Source material:
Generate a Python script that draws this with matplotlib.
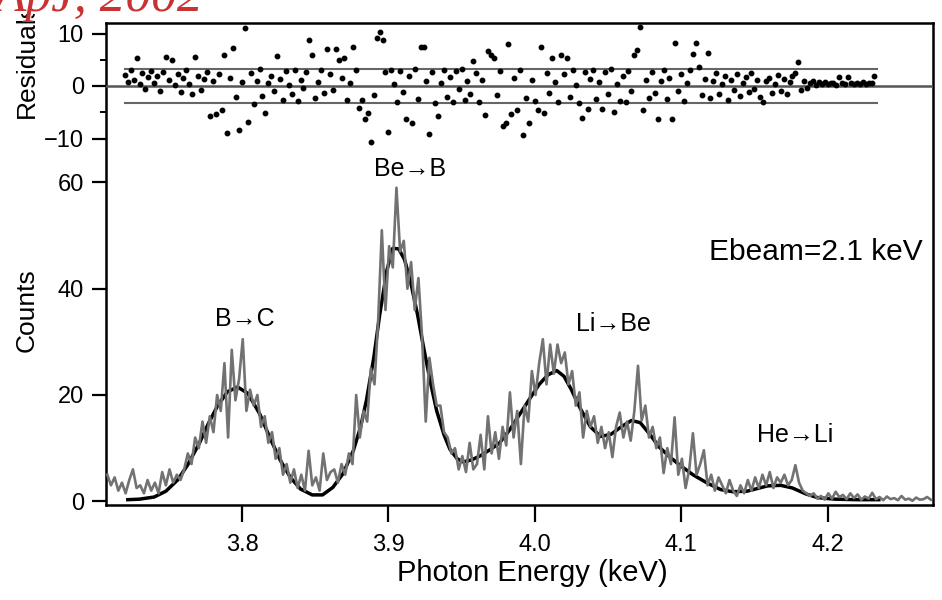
# pylint: disable=invalid-name
import matplotlib
matplotlib.use('Agg')
import matplotlib.pyplot as plt
from matplotlib.patches import Rectangle
import numpy as np

FONT = ['Liberation Sans Narrow', 'Liberation Sans', 'DejaVu Sans']

# Measured spectrum, counts per 2.5 eV bin starting at 3.708 keV
E_START = 3.708
E_STEP = 0.0025
counts = [
    # 3.708 - 3.758
    5, 3, 4.5, 2, 3.5, 1.5, 4, 6, 2.5, 3, 1.5, 4, 2, 3.5, 1.5, 5.5, 3, 6,
    3.5, 5, 4,
    # 3.7605 - 3.808
    6, 9, 7, 12, 10, 15, 11, 16, 13, 20, 17, 26, 12, 28.5, 19, 23, 30.5, 17,
    21, 18,
    # 3.8105 - 3.8605
    20, 14, 16, 11, 13, 8, 10, 5, 7, 3.5, 6, 2.5, 5, 2, 9.5, 3, 4.5, 2, 9, 4,
    5.5,
    # 3.863 - 3.958
    6, 3.5, 7, 5, 9, 7, 20, 12, 17, 15,
    25, 22, 34, 51, 36, 48, 44, 59, 47, 49,
    40, 45, 36, 42, 31, 15, 27, 22, 18, 18,
    13, 12, 9, 10, 6, 8.5, 5.5, 11, 6,
    # 3.9605 - 4.1255
    7, 12.5, 6, 16, 9, 13, 8, 14, 10.5, 20.5,
    12, 17, 7, 18, 15, 24.5, 20, 26, 30.5, 22,
    29.5, 24, 29.5, 26, 28, 22, 24.5, 18, 20.5, 12,
    17, 14, 16, 11, 14, 10, 13, 8.3, 14, 16.7,
    12, 15, 11.4, 17, 25.5, 15.2, 18, 12, 14, 10,
    12, 5.3, 10, 7, 15.8, 5, 8, 2.5, 6, 12.8,
    5, 7, 9.6, 3, 5, 2, 4.5,
    # 4.128 - 4.2705
    3, 1.5, 4, 2, 1, 3, 1.5, 4, 2, 4.5,
    2.5, 5, 3, 5.5, 2.5, 4.5, 3.5, 5, 3, 4,
    6.8, 3.5, 2, 1.5, 1, 1.5, 0.5, 1, 0.3, 1.5,
    0.5, 1.8, 0.8, 1.2, 0.4, 1.5, 0.6, 1.3, 0.3, 0.9,
    0.5, 1.6, 0.4, 0.8, 0.2, 0.9, 0.4, 0.6, 0.2, 1.0,
    0.3, 0.5, 0.1, 0.7, 0.3, 0.4, 0.8, 0.3,
]

# Model fit (sum of line profiles)
fit_energy = [
    3.722, 3.730, 3.740, 3.748, 3.756, 3.763, 3.771, 3.777, 3.783, 3.790,
    3.797, 3.804, 3.812, 3.819, 3.826, 3.833, 3.840, 3.848, 3.855, 3.862,
    3.869, 3.876, 3.881, 3.885, 3.890, 3.894, 3.899, 3.903, 3.907, 3.911,
    3.915, 3.920, 3.924, 3.929, 3.933, 3.938, 3.942, 3.947, 3.951, 3.957,
    3.963, 3.970, 3.976, 3.983, 3.990, 3.997, 4.003, 4.009, 4.015, 4.020,
    4.025, 4.031, 4.038, 4.045, 4.052, 4.059, 4.066, 4.072, 4.078, 4.085,
    4.092, 4.099, 4.108, 4.118, 4.127, 4.135, 4.145, 4.152, 4.159, 4.168,
    4.176, 4.185, 4.193, 4.205, 4.220, 4.235,
]
fit_counts = [
    0.3, 0.4, 0.8, 1.9, 4.0, 6.9, 11.0, 14.6, 17.8, 20.6,
    21.5, 20.3, 16.5, 12.0, 7.8, 4.5, 2.3, 1.2, 1.2, 2.6,
    5.2, 9.5, 14.0, 19.0, 27.0, 35.0, 43.5, 47.6, 47.5, 45.5,
    41.5, 35.0, 29.0, 22.0, 17.0, 12.5, 9.8, 8.0, 7.4, 7.8,
    8.6, 9.8, 11.0, 13.5, 16.5, 19.5, 22.0, 23.8, 24.6, 23.5,
    21.0, 17.5, 14.0, 12.2, 12.6, 14.0, 15.2, 14.8, 12.8, 10.2,
    8.4, 6.8, 5.0, 3.4, 2.2, 1.8, 1.9, 2.4, 2.9, 3.0,
    2.5, 1.4, 0.7, 0.4, 0.3, 0.3,
]

# Fit residuals, one per 2 eV starting at 3.720 keV
RES_START = 3.720
RES_STEP = 0.002
residuals = [
    2.1, 0.8, 3.0, 1.2, 5.4, 0.3, 2.4, -0.6, 1.7, 2.8,
    0.5, 1.9, -1.0, 2.6, 5.6, 1.1, 5.0, 0.2, 2.2, -1.2,
    1.5, 3.1, 0.4, -1.6, 5.5, 2.0, -0.8, 1.3, 2.7, -5.8,
    0.9, -5.3, 2.3, -4.6, 5.9, -9.0, 1.6, 7.2, -2.1, -8.4,
    0.7, 11.0, -6.9, 2.5, -3.5, 1.0, 3.2, -1.9, -5.1, 0.6,
    2.0, -0.9, 5.8, 1.4, -2.6, 2.9, 0.1, -1.6, 3.0, -2.8,
    1.2, -0.4, 2.6, 8.8, 5.9, -2.3, 0.8, 3.1, -1.3, 7.0,
    2.2, -0.7, 7.0, 5.0, 1.5, 5.4, -2.7, 0.6, 7.5, 3.0,
    -4.2, -2.7, -6.2, -5.2, -10.6, -1.7, 9.1, 10.3, 8.8, 2.6,
    -8.7, 3.1, 0.4, -3.0, 2.8, -1.1, -6.2, 1.9, -7.1, 3.2,
    -2.4, 7.5, 7.5, 1.0, -9.1, 2.7, -3.2, -5.8, 0.5, 3.1,
    -2.0, 1.7, -3.1, 2.9, -0.6, 3.3, -2.7, 0.9, -1.5, 4.8,
    2.4, -3.0, 1.2, -5.5, 6.7, 5.9, 5.3, -1.8, 2.8, -7.7,
    -7.1, 8.0, -5.4, 1.6, -4.6, 3.0, -9.3, -2.2, -7.1, 1.1,
    -2.9, -4.6, 7.5, -5.2, 2.5, -1.4, 5.3, 0.7, -3.1, 6.0,
    2.2, 5.4, -2.0, 3.1, 0.2, -3.3, -6.0, 2.7, -4.4, 1.3,
    3.0, -2.5, 0.8, -4.4, 2.6, -1.6, 3.2, -4.9, 0.4, -2.8,
    1.9, -3.0, 2.8, -0.9, 6.0, 6.9, 11.3, -4.6, 1.2, -2.2,
    2.7, -1.3, -6.3, 0.9, 3.0, -2.5, 1.6, -6.2, 8.2, -1.0,
    2.3, -2.9, 0.5, 3.0, 6.1, 8.1, 3.6, -1.8, 1.4, 6.3,
    -2.2, 1.0, 2.5, -1.5, 0.3, 2.0, -2.6, 1.2, -0.8, 2.2,
    -1.9, 0.6, 1.8, -1.2, 2.4, -0.5, 1.1, -2.0, -3.1, 0.9,
    1.6, -1.4, 0.3, 2.1, -0.9, 1.3, -1.6, 0.7, 1.9, 2.4,
    4.6, -0.8, 1.0, -0.4, 0.6, 0.9, 0.2, 0.7, 0.4, 0.8,
    0.3, 0.6, 0.5, 0.2, 1.8, 0.5, 0.3, 1.8, 0.6, 0.4,
    0.5, 0.3, 0.7, 0.4, 0.6, 0.5, 1.9,
]
res_band = 3.3

energy_ticks = [3.8, 3.9, 4.0, 4.1, 4.2]
count_ticks = [0, 20, 40, 60]
res_ticks = [-10, 0, 10]
res_minor = [-5, 5]

transitions = ['B→C', 'Be→B', 'Li→Be', 'He→Li']
label_xy = [(3.802, 34.3), (3.915, 62.5), (4.054, 33.4), (4.178, 12.4)]


def plot_spectrum(ax):
    '''Counts panel: data, fit and transition labels.'''
    energy = E_START + E_STEP * np.arange(len(counts))
    ax.plot(fit_energy, fit_counts, color='black', lw=2.5, zorder=2)
    ax.plot(energy, counts, color='#727272', lw=1.9, zorder=3)

    for text, (x, y) in zip(transitions, label_xy):
        ax.text(x, y, text, ha='center', va='center', fontsize=18,
                family=FONT)
    ax.text(4.192, 47, 'Ebeam=2.1 keV', ha='center', va='center',
            fontsize=21.5, family=FONT)

    ax.set_xlim(3.7071, 4.272)
    ax.set_ylim(-0.7, 90)
    ax.set_xticks(energy_ticks)
    ax.set_xticklabels(['%.1f' % t for t in energy_ticks])
    ax.set_yticks(count_ticks)
    ax.tick_params(direction='out', length=10, width=1.6, labelsize=17,
                   pad=6)
    ax.tick_params(axis='x', length=12, pad=9)
    for lab in ax.get_xticklabels() + ax.get_yticklabels():
        lab.set_family(FONT)
    for spine in ax.spines.values():
        spine.set_linewidth(1.8)
    ax.set_xlabel('Photon Energy (keV)', fontsize=21, family=FONT,
                  labelpad=2)
    ax.xaxis.label.set_x(0.516)


def plot_residuals(ax):
    '''Residual panel overlaid on the top of the counts frame.'''
    energy = RES_START + RES_STEP * np.arange(len(residuals))
    ax.axhline(0, color='#555555', lw=1.8, zorder=1)
    lo, hi = energy[0], energy[-1] + 0.0015
    ax.plot([lo, hi], [res_band, res_band], color='#666666', lw=1.5)
    ax.plot([lo, hi], [-res_band, -res_band], color='#666666', lw=1.5)
    ax.plot(energy, residuals, 'o', color='black', markersize=3.2,
            zorder=3)

    ax.set_xlim(3.7071, 4.272)
    ax.set_ylim(-12, 12)
    ax.set_yticks(res_ticks)
    ax.set_yticks(res_minor, minor=True)
    ax.set_xticks([])
    ax.patch.set_visible(False)
    for spine in ax.spines.values():
        spine.set_visible(False)
    ax.tick_params(axis='y', direction='out', length=10, width=1.6,
                   labelsize=17, pad=6)
    ax.tick_params(axis='y', which='minor', direction='out', length=4,
                   width=1.4)
    for lab in ax.get_yticklabels():
        lab.set_family(FONT)


def main():
    '''main method.'''
    fig = plt.figure(figsize=(9.42, 6.0), dpi=100)
    ax = fig.add_axes([106 / 942, 95 / 600, 827 / 942, 482 / 600])
    res = fig.add_axes([106 / 942, 451 / 600, 827 / 942, 126 / 600])
    plot_spectrum(ax)
    plot_residuals(res)

    fig.text(27 / 942, 1 - 310 / 600, 'Counts', rotation=90, ha='center',
             va='center', fontsize=19, family=FONT)
    fig.text(27 / 942, 1 - 118 / 600, 'Residuals', rotation=90,
             ha='center', va='bottom', fontsize=19, family=FONT)

    # white strip across the top with the citation over it
    fig.patches.append(Rectangle((0, 1 - 14 / 600), 1, 14 / 600,
                                 transform=fig.transFigure,
                                 facecolor='white', edgecolor='none',
                                 zorder=5))
    fig.text(-0.006, 1 - 11 / 600, 'ApJ, 2002', ha='left', va='baseline',
             fontsize=37, style='italic', color='#c83232', zorder=6,
             family=['Liberation Serif', 'DejaVu Serif'])

    fig.savefig('out.png', dpi=100)


if __name__ == '__main__':
    main()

Set problem:
Restate the material word for word from its first line through the line containing "FONT = ['Liberation", both included; the pictures do not belong in it.

Written solution:
Generate a Python script that draws this with matplotlib.
# pylint: disable=invalid-name
import matplotlib
matplotlib.use('Agg')
import matplotlib.pyplot as plt
from matplotlib.patches import Rectangle
import numpy as np

FONT = ['Liberation Sans Narrow', 'Liberation Sans', 'DejaVu Sans']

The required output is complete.